**Your task:**
Reproduce the listing below exactly, beginning with its first line and ending with the line that holds "const TOTAL_MONTHS = 728;"; pictures are not part of the copy.

=== Data shown ===

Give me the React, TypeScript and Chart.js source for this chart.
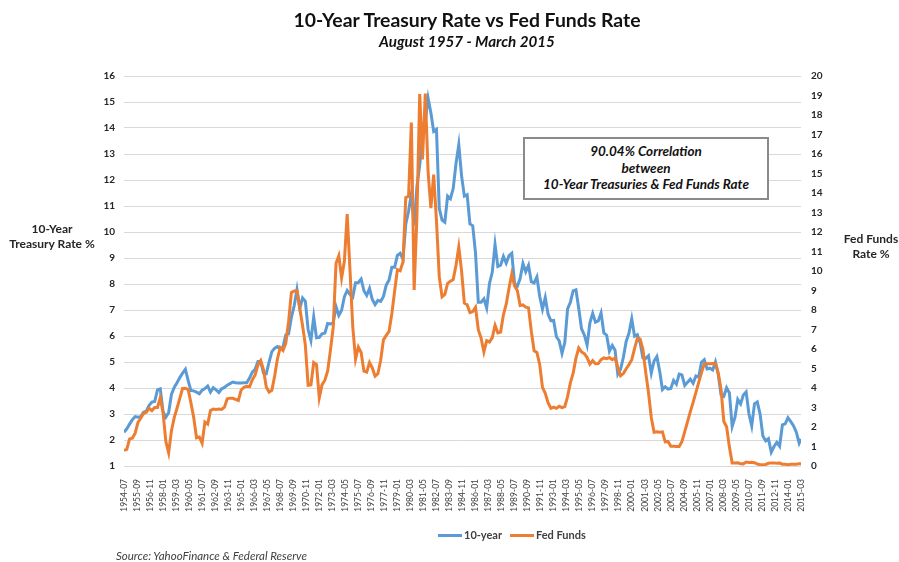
import React, { useEffect, useRef } from "react";
import { Chart, registerables } from "chart.js";

Chart.register(...registerables);

// Quarterly readings (Jan/Apr/Jul/Oct) starting 1954-07, ending 2015-01
const STEP_MONTHS = 3;
const TICK_STEP = 14;
const TOTAL_MONTHS = 728; // 1954-07 .. 2015-03

const tickLabels = [
  "1954-07", "1955-09", "1956-11", "1958-01", "1959-03", "1960-05", "1961-07", "1962-09", "1963-11",
  "1965-01", "1966-03", "1967-05", "1968-07", "1969-09", "1970-11", "1972-01", "1973-03", "1974-05",
  "1975-07", "1976-09", "1977-11", "1979-01", "1980-03", "1981-05", "1982-07", "1983-09", "1984-11",
  "1986-01", "1987-03", "1988-05", "1989-07", "1990-09", "1991-11", "1993-01", "1994-03", "1995-05",
  "1996-07", "1997-09", "1998-11", "2000-01", "2001-03", "2002-05", "2003-07", "2004-09", "2005-11",
  "2007-01", "2008-03", "2009-05", "2010-07", "2011-09", "2012-11", "2014-01", "2015-03",
];

const tenYear = [
  2.30, 2.43,
  2.61, 2.78, 2.90, 2.88,
  2.90, 3.07, 3.11, 3.33,
  3.46, 3.48, 3.93, 3.97,
  3.09, 2.88, 3.05, 3.75,
  4.02, 4.20, 4.40, 4.57,
  4.72, 4.28, 3.90, 3.89,
  3.84, 3.78, 3.92, 3.98,
  4.08, 3.84, 4.01, 3.93,
  3.83, 3.97, 4.02, 4.11,
  4.17, 4.23, 4.20, 4.19,
  4.19, 4.20, 4.20, 4.38,
  4.61, 4.72, 5.02, 5.01,
  4.58, 4.55, 5.00, 5.40,
  5.53, 5.59, 5.50, 5.58,
  6.04, 6.08, 6.72, 7.16,
  7.79, 7.06, 7.46, 7.33,
  6.24, 5.83, 6.73, 5.93,
  5.95, 6.08, 6.11, 6.48,
  6.46, 6.51, 7.13, 6.79,
  6.99, 7.51, 7.75, 7.60,
  7.50, 8.05, 8.06, 8.19,
  7.74, 7.56, 7.83, 7.41,
  7.21, 7.37, 7.33, 7.52,
  7.96, 8.15, 8.64, 8.64,
  9.10, 9.18, 8.95, 10.30,
  10.80, 11.47, 10.25, 11.75,
  12.57, 13.68, 14.28, 15.15,
  14.59, 13.87, 13.95, 10.91,
  10.46, 10.38, 11.38, 11.28,
  11.67, 12.63, 13.36, 12.16,
  11.38, 11.43, 10.31, 10.24,
  9.19, 7.30, 7.30, 7.43,
  7.08, 8.02, 8.45, 9.52,
  8.67, 8.72, 9.06, 8.80,
  9.09, 9.18, 8.02, 7.92,
  8.21, 8.79, 8.47, 8.72,
  8.09, 8.04, 8.27, 7.53,
  7.03, 7.48, 6.84, 6.59,
  6.60, 5.97, 5.81, 5.33,
  5.75, 7.04, 7.30, 7.74,
  7.78, 7.06, 6.28, 6.04,
  5.65, 6.51, 6.87, 6.53,
  6.58, 6.89, 6.12, 6.03,
  5.42, 5.64, 5.46, 4.53,
  4.72, 5.18, 5.79, 6.11,
  6.66, 5.99, 6.05, 5.74,
  5.16, 5.14, 5.24, 4.57,
  5.04, 5.21, 4.65, 3.94,
  4.05, 3.96, 3.98, 4.29,
  4.15, 4.53, 4.50, 4.10,
  4.22, 4.34, 4.18, 4.46,
  4.42, 4.99, 5.09, 4.73,
  4.76, 4.69, 5.00, 4.53,
  3.74, 3.68, 4.01, 3.81,
  2.52, 2.87, 3.56, 3.39,
  3.73, 3.85, 3.01, 2.54,
  3.39, 3.46, 3.00, 2.15,
  1.97, 2.05, 1.53, 1.75,
  1.91, 1.76, 2.58, 2.62,
  2.86, 2.71, 2.54, 2.30,
  1.88,
];
const tenYearMar2015 = 2.04;

const fedFunds = [
  0.80, 0.85,
  1.39, 1.43, 1.68, 2.24,
  2.45, 2.69, 2.75, 2.96,
  2.84, 3.00, 3.00, 3.50,
  2.72, 1.26, 0.68, 1.80,
  2.48, 2.96, 3.47, 3.98,
  3.99, 3.92, 3.23, 2.47,
  1.45, 1.49, 1.17, 2.26,
  2.15, 2.85, 2.92, 2.90,
  2.92, 2.90, 3.02, 3.45,
  3.48, 3.47, 3.42, 3.36,
  3.90, 4.04, 4.09, 4.07,
  4.42, 4.67, 5.17, 5.40,
  4.94, 4.05, 3.79, 3.88,
  4.61, 5.50, 6.07, 5.92,
  6.30, 7.41, 8.90, 8.97,
  8.98, 8.10, 7.20, 6.20,
  4.14, 4.16, 5.31, 5.20,
  3.50, 4.17, 4.40, 4.87,
  5.94, 7.12, 10.40, 10.78,
  9.65, 10.51, 12.92, 10.06,
  7.13, 5.49, 6.10, 5.82,
  4.87, 4.82, 5.31, 5.03,
  4.61, 4.73, 5.42, 6.47,
  6.70, 6.90, 7.81, 8.96,
  10.07, 10.01, 10.47, 13.77,
  13.82, 17.61, 9.03, 12.81,
  19.08, 15.72, 19.10, 15.08,
  13.22, 14.94, 12.59, 9.71,
  8.68, 8.80, 9.37, 9.48,
  9.56, 10.29, 11.23, 9.99,
  8.35, 8.27, 7.87, 7.92,
  8.14, 6.99, 6.56, 5.85,
  6.43, 6.36, 6.58, 7.22,
  6.83, 6.87, 7.75, 8.30,
  9.12, 9.84, 9.24, 8.99,
  8.23, 8.26, 8.15, 8.11,
  6.91, 5.91, 5.82, 5.21,
  4.03, 3.73, 3.25, 2.96,
  3.02, 2.96, 3.06, 2.99,
  3.05, 3.56, 4.26, 4.76,
  5.53, 6.05, 5.85, 5.76,
  5.56, 5.22, 5.40, 5.24,
  5.25, 5.45, 5.54, 5.50,
  5.56, 5.45, 5.54, 5.07,
  4.63, 4.74, 4.99, 5.20,
  5.45, 6.02, 6.54, 6.51,
  5.98, 4.80, 3.77, 2.49,
  1.73, 1.75, 1.73, 1.75,
  1.24, 1.26, 1.01, 1.01,
  1.00, 1.00, 1.26, 1.76,
  2.28, 2.79, 3.26, 3.78,
  4.29, 4.79, 5.24, 5.25,
  5.25, 5.26, 5.26, 4.76,
  3.94, 2.28, 2.01, 0.97,
  0.15, 0.15, 0.16, 0.12,
  0.11, 0.20, 0.18, 0.19,
  0.17, 0.10, 0.07, 0.07,
  0.08, 0.14, 0.16, 0.16,
  0.14, 0.15, 0.09, 0.09,
  0.07, 0.09, 0.09, 0.09,
  0.11,
];
const fedFundsMar2015 = 0.11;

const FONT = "Lato, 'Open Sans', sans-serif";

function toPoints(values: number[], last: number) {
  const pts = values.map((y, i) => ({ x: i * STEP_MONTHS, y }));
  pts.push({ x: TOTAL_MONTHS, y: last });
  return pts;
}

export default function App() {
  const ref = useRef<HTMLCanvasElement>(null);

  useEffect(() => {
    document.body.style.margin = "0";
    const chart = new Chart(ref.current!, {
      type: "line",
      data: {
        datasets: [
          {
            label: "10-year",
            data: toPoints(tenYear, tenYearMar2015),
            yAxisID: "y",
            borderColor: "#5B9BD5",
            backgroundColor: "#5B9BD5",
            borderWidth: 3,
            pointRadius: 0,
            tension: 0,
            order: 2,
          },
          {
            label: "Fed Funds",
            data: toPoints(fedFunds, fedFundsMar2015),
            yAxisID: "y1",
            borderColor: "#ED7D31",
            backgroundColor: "#ED7D31",
            borderWidth: 3,
            pointRadius: 0,
            tension: 0,
            order: 1,
          },
        ],
      },
      options: {
        responsive: false,
        animation: false,
        layout: { padding: { top: 76, left: 0, right: 0, bottom: 0 } },
        plugins: {
          legend: { display: false },
          tooltip: { enabled: false },
          title: { display: false },
        },
        scales: {
          x: {
            type: "linear",
            min: 0,
            max: TOTAL_MONTHS,
            grid: { display: false },
            border: { display: false },
            ticks: {
              stepSize: TICK_STEP,
              autoSkip: false,
              minRotation: 90,
              maxRotation: 90,
              padding: 5,
              color: "#404040",
              font: { family: FONT, size: 8.5 },
              callback: (v: any) => tickLabels[Math.round(Number(v) / TICK_STEP)] ?? "",
            },
            afterFit: (s: any) => {
              s.height = 96;
            },
          },
          y: {
            position: "left",
            min: 1,
            max: 16,
            grid: { color: "#d9d9d9", drawTicks: false, lineWidth: 1 },
            border: { display: false },
            ticks: {
              stepSize: 1,
              padding: 9,
              color: "#262626",
              font: { family: FONT, size: 10, weight: "bold" },
            },
            afterFit: (s: any) => {
              s.width = 124;
            },
          },
          y1: {
            position: "right",
            min: 0,
            max: 20,
            grid: { display: false, drawTicks: false },
            border: { display: false },
            ticks: {
              stepSize: 1,
              padding: 10,
              color: "#262626",
              font: { family: FONT, size: 10, weight: "bold" },
            },
            afterFit: (s: any) => {
              s.width = 98;
            },
          },
        },
      },
    });
    return () => chart.destroy();
  }, []);

  const abs = (o: React.CSSProperties): React.CSSProperties => ({
    position: "absolute",
    whiteSpace: "nowrap",
    fontFamily: FONT,
    ...o,
  });

  return (
    <div style={{ position: "absolute", left: 0, top: 0, width: 899, height: 562, background: "#fff", overflow: "hidden" }}>
      <canvas ref={ref} width={899} height={562} style={{ position: "absolute", left: 0, top: 0 }} />
      <div style={abs({ left: 467, top: 10, transform: "translateX(-50%)", fontSize: 19.4, lineHeight: "19px", fontWeight: 700, color: "#111" })}>
        10-Year Treasury Rate vs Fed Funds Rate
      </div>
      <div style={abs({ left: 467, top: 34, transform: "translateX(-50%)", fontSize: 15.2, lineHeight: "15px", fontWeight: 700, fontStyle: "italic", color: "#111" })}>
        August 1957 - March 2015
      </div>
      <div style={abs({ left: 52, top: 221, transform: "translateX(-50%)", fontSize: 12, lineHeight: "15px", fontWeight: 700, color: "#262626", textAlign: "center" })}>
        10-Year
        <br />
        Treasury Rate %
      </div>
      <div style={abs({ left: 871, top: 231, transform: "translateX(-50%)", fontSize: 12, lineHeight: "15px", fontWeight: 700, color: "#262626", textAlign: "center" })}>
        Fed Funds
        <br />
        Rate %
      </div>
      <div
        style={abs({
          left: 523,
          top: 137,
          width: 246,
          height: 63,
          boxSizing: "border-box",
          border: "2px solid #8a8a8a",
          background: "#fff",
          textAlign: "center",
          fontSize: 13.5,
          lineHeight: "16.5px",
          fontWeight: 700,
          fontStyle: "italic",
          color: "#111",
          paddingTop: 4,
        })}
      >
        90.04% Correlation
        <br />
        between
        <br />
        10-Year Treasuries &amp; Fed Funds Rate
      </div>
      <div style={abs({ left: 438, top: 533.5, width: 24, height: 3, background: "#5B9BD5" })} />
      <div style={abs({ left: 464, top: 528, fontSize: 11, lineHeight: "13px", fontWeight: 700, color: "#404040" })}>10-year</div>
      <div style={abs({ left: 510, top: 533.5, width: 24, height: 3, background: "#ED7D31" })} />
      <div style={abs({ left: 536, top: 528, fontSize: 11, lineHeight: "13px", fontWeight: 700, color: "#404040" })}>Fed Funds</div>
      <div style={abs({ left: 116, top: 549, fontSize: 11.5, lineHeight: "13px", fontStyle: "italic", color: "#404040" })}>
        Source: YahooFinance &amp; Federal Reserve
      </div>
    </div>
  );
}
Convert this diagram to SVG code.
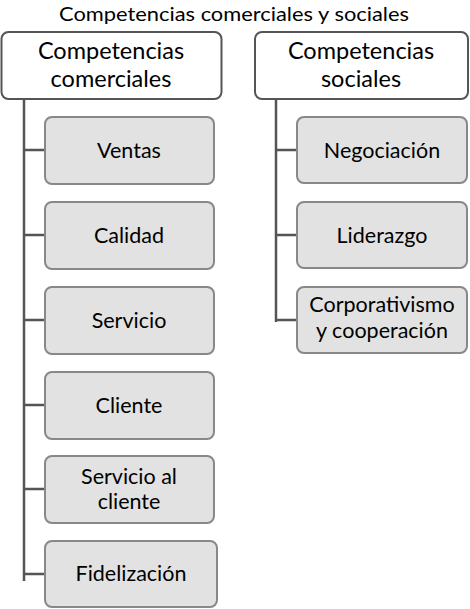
<svg xmlns="http://www.w3.org/2000/svg" width="470" height="609" viewBox="0 0 470 609">
<style>
text{font-family:Lato,"Open Sans","Liberation Sans",sans-serif;fill:#000;text-anchor:middle}
.title{font-size:20px}
.root rect{fill:#fff;stroke:#555;stroke-width:2}
.root text{font-size:23.5px}
.child rect{fill:#e2e2e2;stroke:#888;stroke-width:2}
.child text{font-size:21.5px}
.conn{stroke:#555;stroke-width:2.5;fill:none}
</style>
<rect width="470" height="609" fill="#fff"/>
<text class="title" x="234" y="21" textLength="350" lengthAdjust="spacingAndGlyphs">Competencias comerciales y sociales</text>
<g id="connectors" class="conn">
<path d="M24 99V581M24 150H45M24 235H45M24 320H45M24 405H45M24 489H45M24 574H45"/>
<path d="M276 99V322M276 150H297M276 235H297M276 320H297"/>
</g>
<g id="root-comerciales" class="root"><rect x="1.5" y="32" width="220" height="67" rx="7"/><text x="111" y="59">Competencias</text><text x="111" y="87">comerciales</text></g>
<g id="root-sociales" class="root"><rect x="255" y="32" width="213" height="67" rx="7"/><text x="361" y="59">Competencias</text><text x="361" y="87">sociales</text></g>
<g id="ventas" class="child"><rect x="45" y="117" width="169" height="67" rx="7"/><text x="129" y="158">Ventas</text></g>
<g id="calidad" class="child"><rect x="45" y="202" width="169" height="67" rx="7"/><text x="129" y="243">Calidad</text></g>
<g id="servicio" class="child"><rect x="45" y="287" width="169" height="67" rx="7"/><text x="129" y="328">Servicio</text></g>
<g id="cliente" class="child"><rect x="45" y="372" width="169" height="67" rx="7"/><text x="129" y="413">Cliente</text></g>
<g id="servicio-cliente" class="child"><rect x="45" y="456" width="169" height="67" rx="7"/><text x="129" y="484">Servicio al</text><text x="129" y="509">cliente</text></g>
<g id="fidelizacion" class="child"><rect x="45" y="541" width="172" height="66" rx="7"/><text x="131" y="581">Fidelización</text></g>
<g id="negociacion" class="child"><rect x="297" y="117" width="170" height="66" rx="7"/><text x="382" y="158">Negociación</text></g>
<g id="liderazgo" class="child"><rect x="297" y="202" width="170" height="66" rx="7"/><text x="382" y="243">Liderazgo</text></g>
<g id="corporativismo" class="child"><rect x="297" y="287" width="170" height="66" rx="7"/><text x="382" y="312">Corporativismo</text><text x="382" y="338">y cooperación</text></g>
</svg>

===

**Answer for this exercise:**
Give me the React, TypeScript and Chart.js source for this chart.
import React, { useEffect, useRef } from "react";
import { Chart, registerables } from "chart.js";

Chart.register(...registerables);

// Quarterly readings (Jan/Apr/Jul/Oct) starting 1954-07, ending 2015-01
const STEP_MONTHS = 3;
const TICK_STEP = 14;
const TOTAL_MONTHS = 728; // 1954-07 .. 2015-03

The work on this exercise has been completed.